Uma das ações de mitigação do impacto das águas que descem
pelo vertedouro, apontada no estudo, é a instalação de defletores de fluxo para
redirecionar a água vertida horizontalmente, tornando o jato superficial,
prevenindo que bolhas mergulhem para o fundo da bacia de dissipação, e, dessa
forma, minimizar a supersaturação.
Segundo o pesquisador, um dos objetivos do estudo é
fornecer informações para orientar a tomada de decisões nas vistorias e planejamento
da instalação de novas hidrelétricas a fim de evitar a morte de peixes.
“Os órgãos de controle ambiental devem contemplar, no termo
de referência no processo de licenciamento hidrelétrico, a avaliação dos
impactos ambientais relacionados à operação das estruturas hidráulicas
(vertedouro e turbinas).

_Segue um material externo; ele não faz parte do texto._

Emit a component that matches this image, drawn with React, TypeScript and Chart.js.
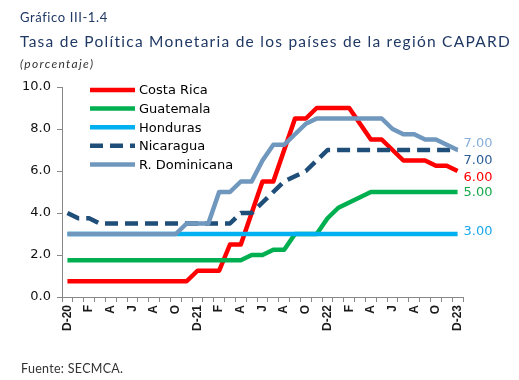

Deve-se considerar o projeto do vertedouro,
características da bacia de dissipação de energia, além de facilidades para
aeração e acesso aos compartimentos das turbinas”, concluíram os pesquisadores
no artigo.
Além disso, eles apontam que o momento de testes das
estruturas das hidrelétricas para garantir que foram corretamente projetadas,
fabricadas, instaladas e operadas, é uma grande oportunidade para avaliar se
suas características físicas e operacionais têm impacto negativo no conjunto de
peixes da região.
Segundo o pesquisador, se a energia da queda d'água de uma
barragem não é dissipada, outros problemas - como erosão - podem ocorrer. Esse
fator põe em risco a segurança da instalação.
Mas é possível utilizar mecanismos para fazer a dissipação,
afirma. “Isso é possível, tanto que nem todas as usinas têm esse problema hoje.
Itaipu é uma usina enorme e não tem esse problema. Então a supersaturação pode
ser resolvida com cuidados na operação ou pode ser resolvida com mudanças na
estrutura.”
O Ministério de Minas e Energia disse, em nota, que não
pode se posicionar, pois não teve acesso ao estudo citado.
A Agência Brasil procurou o Ministério do Meio Ambiente e
não obteve retorno até a conclusão da reportagem.